## Short exercise
Copy out all the lines exactly. Omit pictures.

## Supplied information
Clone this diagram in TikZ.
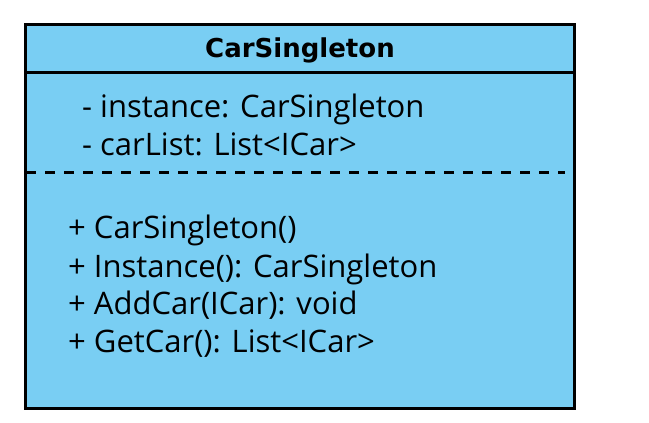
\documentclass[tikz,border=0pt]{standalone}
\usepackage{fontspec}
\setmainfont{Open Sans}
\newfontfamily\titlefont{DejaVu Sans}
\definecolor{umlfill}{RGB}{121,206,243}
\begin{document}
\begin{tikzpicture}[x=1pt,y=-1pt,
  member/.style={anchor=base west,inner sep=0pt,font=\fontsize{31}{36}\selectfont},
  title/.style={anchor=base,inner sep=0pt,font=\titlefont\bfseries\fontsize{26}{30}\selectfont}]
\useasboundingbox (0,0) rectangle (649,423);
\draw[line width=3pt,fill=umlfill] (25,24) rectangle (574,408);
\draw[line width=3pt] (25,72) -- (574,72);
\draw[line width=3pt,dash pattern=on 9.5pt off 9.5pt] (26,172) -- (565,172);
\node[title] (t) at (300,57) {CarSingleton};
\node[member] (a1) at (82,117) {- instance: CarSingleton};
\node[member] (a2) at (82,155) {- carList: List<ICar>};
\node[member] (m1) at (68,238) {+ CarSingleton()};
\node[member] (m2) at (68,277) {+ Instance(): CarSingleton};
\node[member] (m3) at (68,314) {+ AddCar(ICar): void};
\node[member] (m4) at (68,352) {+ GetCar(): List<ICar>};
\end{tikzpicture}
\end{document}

## Response to this exercise
Clone this diagram in TikZ.
\documentclass[tikz,border=0pt]{standalone}
\usepackage{fontspec}
\setmainfont{Open Sans}
\newfontfamily\titlefont{DejaVu Sans}
\definecolor{umlfill}{RGB}{121,206,243}
\begin{document}
\begin{tikzpicture}[x=1pt,y=-1pt,
  member/.style={anchor=base west,inner sep=0pt,font=\fontsize{31}{36}\selectfont},
  title/.style={anchor=base,inner sep=0pt,font=\titlefont\bfseries\fontsize{26}{30}\selectfont}]
\useasboundingbox (0,0) rectangle (649,423);
\draw[line width=3pt,fill=umlfill] (25,24) rectangle (574,408);
\draw[line width=3pt] (25,72) -- (574,72);
\draw[line width=3pt,dash pattern=on 9.5pt off 9.5pt] (26,172) -- (565,172);
\node[title] (t) at (300,57) {CarSingleton};
\node[member] (a1) at (82,117) {- instance: CarSingleton};
\node[member] (a2) at (82,155) {- carList: List<ICar>};
\node[member] (m1) at (68,238) {+ CarSingleton()};
\node[member] (m2) at (68,277) {+ Instance(): CarSingleton};
\node[member] (m3) at (68,314) {+ AddCar(ICar): void};
\node[member] (m4) at (68,352) {+ GetCar(): List<ICar>};
\end{tikzpicture}
\end{document}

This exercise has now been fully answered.